Commenting on the figures, John Legere, who is no by no means a carbon copy of your average US telco CEO, said, "A year ago I promised that we would bring change to what I called this arrogant US wireless industry. We are delivering on that promise and our results reflect the growing customer revolution that we’ve ignited".

He added, "We are now approaching 50 million customers, added 2.4 million net new customers in the first quarter alone, and posted our fourth quarter of consecutive service revenue growth, while once again adding more net new postpaid customers than the rest of the industry combined!"

T-Mobile has given the US mobile sector a well-deserved kick up the rear and by providing  genuine competition and a new approach, has forced its competitor's to cut their expensive and restrictive tariffs and introduce meaningful subscriber incentives as they scrabble around to stem the flow of disgruntled users who are churning away to sign-up with T-Mobile USA. Now though, T -Mobile will have to demonstrate that it can make a profit from its increasing customer base without antagonising users or blunting its competitive edge.

The newly released Q1 figures show ARPU at $50.01, a fall of down 1.4 per cent year-on-year.

Acquisition target

Despite its improving fortunes, T-Mobile remains as acquisition target. Back in 2011 AT&T Mobility sought to 'merge' with T-Mobile to become the largest wireless operator in the US with upwards of 130 million subscribers. The FCC indicated it would oppose the deal and the US Department of Justice drove the final nail into the coffin of AT&Ts ambition by blocking  a proposal that it, it adjudged, would "substantially lessen competition" in the US wireless market. The DoJ was right.

However, while the AT&T deal may be dead, rumours of impending mergers and/or acquisitions won't lie down. The fact of the matter is that T-Mobile is now a very real threat to the continued viability and existence of Sprint which currently remains the third-biggest cellular operator in the US with 55 million users. However, T-Mobile, with some 49 million subscribers, is coming up fast on the rails and Sprint is getting twitchy. If things go on as they are and one wireless carrier does eventually have to leave the US market, it is no longer beyond the bounds of possibility that it could be Sprint that goes to the wall rather than T-Mobile USA. Sprint is worried - and, given its reputatioin for shoddy customer service, so it should be.

Hence the Wall Street Journal article of last December which reported that Sprint has a team working on a $20 billion proposal to merge with T-Mobile USA "in the first half of 21014". Well, we are not that far from being halfway through 2104 and nothing much seems to be happening – but then events may well be unfolding behind closed doors.

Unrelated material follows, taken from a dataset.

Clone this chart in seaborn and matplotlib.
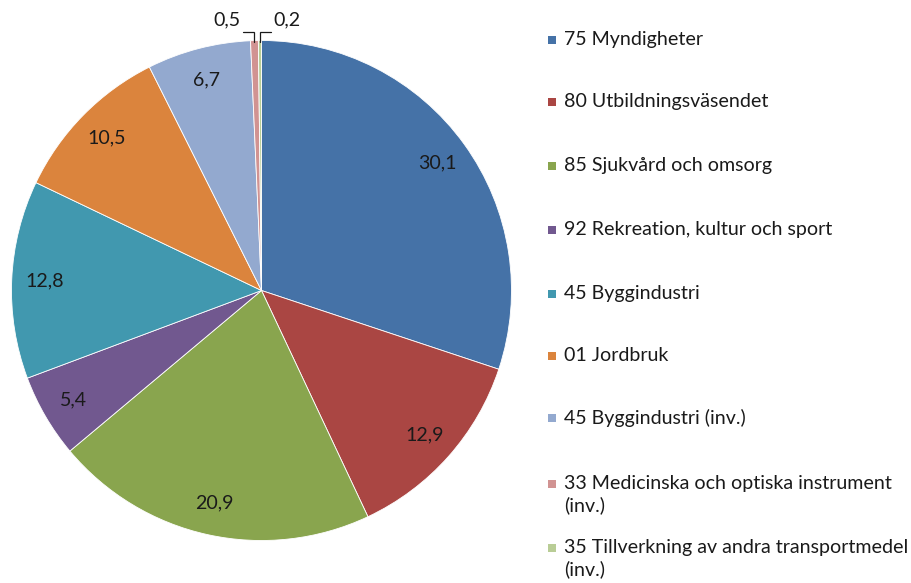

That said, if a Sprit/T-Mobile merger is on the cards, it could face the same regulatory hurdles and disapprovals as those which scuppered the AT&T proposal. Indeed, since that approach failed, the FCC and DoJ have reiterated that the US needs 4 major carriers to ensure genuine competition. As one anonymous legal blogger obseved, "They say two's company but three's a crowd. Well, the FFC says four's competition but three's a cartel".

Meanwhile the plot thickens. Less than a week ago Bloomberg reported that SoftBank and Sprint are planning to make a $24 billion bid for T-Mobile sometime between July and September. Interestingly and significantly the report added that the front-runner to become CEO of the new Sprint/T-Mobile mashup will be none other than the aforementioned John Legere, the current CEO of T-Mobile, who has gained much kudos during his tenure there and is riding high in investor approval.

That's for the future. "The past", as L. P. Hartley wrote, "is a foreign country. They do things differently there." That's certainly true of another of Mr. Legere's responses to T-Mobile USA's Q1 good news. This time it was considerably less corprate and formal in nature. In an ebullient Tweet he told his followers, "We have outpaced the competition AGAIN – 12 times over! I shit you not!